Australian government steps up digital ID efforts with new funding, age verification trials
Australia’s federal government has already begun trials of age verification for the purchase of alcohol by using digital identity, while at the state level, New South Wales is investing in the development of a digital wallet for ID and government service access.
Age verification trialed in Australia for alcohol purchases
The Digital Transformation Agency (DTA) has been performing digital identity age verification trials for online alcohol purchases, according to a Freedom of Information (FOI) request filed by an independent citizen and answered by the Office of the eSafety Commissioner in October.
The document described trials active since September with selected online retailers in Australia. The trials are using external digital ID providers Australia Post and Mastercard.
The pilot projects had been expected to run for between three and six months, counting 100 users per use case.
Further, the FOI request revealed the government is planning to use the trials to shape online age verification policy, as well as tracing its impact on revenue, customer adoption, and experience.
Additional trials are scheduled for 2022 and include more users, myGovID as an identity provider, as well as other Australia-based online alcohol and gambling service providers, and R18+ online video games with “loot boxes.”
The government has been considering the use of biometrics for online age verification since at least 2019.
NSW to develop digital identity wallet for sharing decentralized credentials
The new infrastructure will be financed as part of the state government’s $2.1 billion ($1.5 billion) digital restart fund and will enable the creation of an app to enable citizens to prove their identity and share decentralized credentials, both in the public and private sectors.
According to iTnews, budget documents released last week suggest the digital wallet and digital identity hub within the Service NSW app will also include a commercial credential exchange service.
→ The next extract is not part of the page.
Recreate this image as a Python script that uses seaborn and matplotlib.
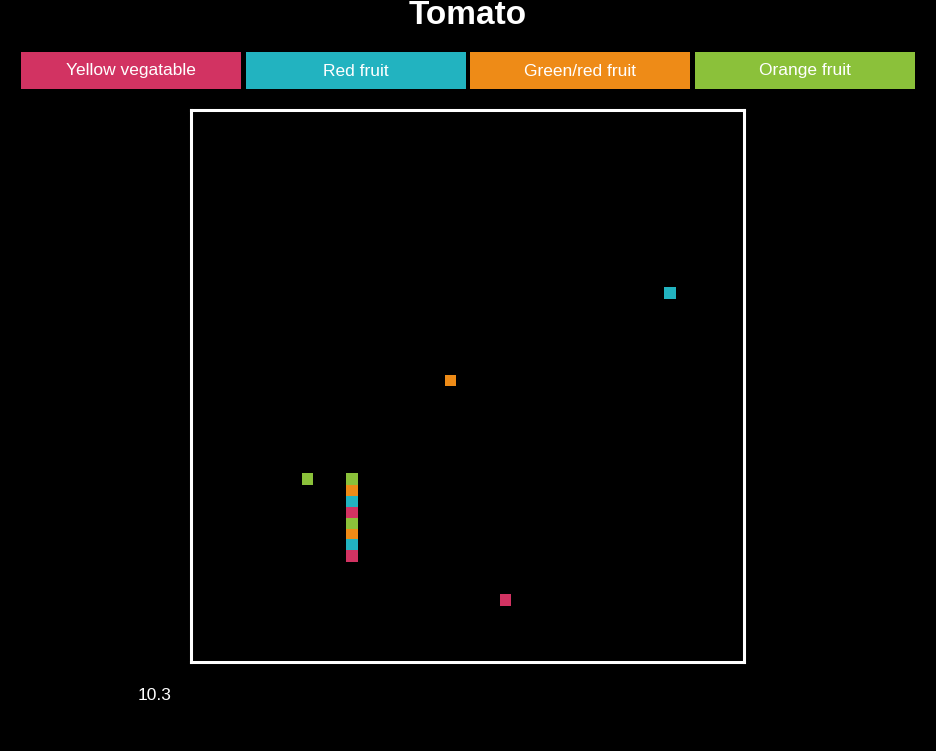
import matplotlib
matplotlib.use("Agg")
import matplotlib.pyplot as plt
import seaborn as sns
import pandas as pd
from matplotlib.patches import Rectangle

categories = ["Yellow vegatable", "Red fruit", "Green/red fruit", "Orange fruit"]
colors = ["#D23362", "#22B3C0", "#EE8B17", "#8BC13A"]

point_x = [21.1, 29.1, 29.1, 29.1, 29.1, 29.1, 29.1, 29.1, 29.1, 46.9, 86.6, 56.9]
point_y = [33.1, 33.1, 31.1, 29.1, 27.1, 25.1, 23.1, 21.2, 19.2, 51.0, 66.9, 11.2]
point_cat = ["Orange fruit", "Orange fruit", "Green/red fruit", "Red fruit", "Yellow vegatable",
             "Orange fruit", "Green/red fruit", "Red fruit", "Yellow vegatable",
             "Green/red fruit", "Red fruit", "Yellow vegatable"]
title = "Tomato"
note = "10.3"

sns.set_style("dark")
plt.rcParams['font.family'] = ['Liberation Sans', 'DejaVu Sans']

df = pd.DataFrame({"x": point_x, "y": point_y, "cat": point_cat})

fig = plt.figure(figsize=(9.36, 7.51), dpi=100, facecolor="black")
W, H = 936, 751
ax = fig.add_axes([191 / W, 1 - 662 / H, (744 - 191) / W, (662 - 110) / H])
ax.set_facecolor("black")
sns.scatterplot(data=df, x="x", y="y", hue="cat", hue_order=categories,
                palette=colors, marker="s", s=70, linewidth=0, ax=ax, legend=False)
ax.set_xlim(0, 100)
ax.set_ylim(0, 100)
ax.set_xticks([])
ax.set_yticks([])
ax.set_xlabel("")
ax.set_ylabel("")
ax.grid(False)
for sp in ax.spines.values():
    sp.set_visible(True)
    sp.set_color("white")
    sp.set_linewidth(2.2)

fig.text(468 / W, 1 - 16 / H, title, ha="center", va="center", color="white",
         fontsize=24, fontweight="bold")

lefts = [21, 246, 470, 695]
bw = 220
for l, c, lab in zip(lefts, colors, categories):
    fig.patches.append(Rectangle((l / W, 1 - 89 / H), bw / W, 37 / H,
                                 transform=fig.transFigure, facecolor=c, edgecolor="none"))
    fig.text((l + bw / 2) / W, 1 - 71 / H, lab, ha="center", va="center",
             color="white", fontsize=12.5)

fig.text(155 / W, 1 - 696 / H, note, ha="center", va="center", color="white", fontsize=12.5)

fig.savefig("out.png", dpi=100, facecolor="black")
It is expected to use biometrics such as face recognition to authenticate users.
As for the rest of the digital restart fund budget, $40 million ($28.5 million) will be invested in the NSW spatial digital twin platform (which will create a 4D model of the state) $98.7 million ($70.3 million) in cyber security initiatives, and $10.5 million ($7.5 million) to fund three projects, including one called Asset AI.
At the time of writing, NSW has not yet revealed plans for the remaining funds.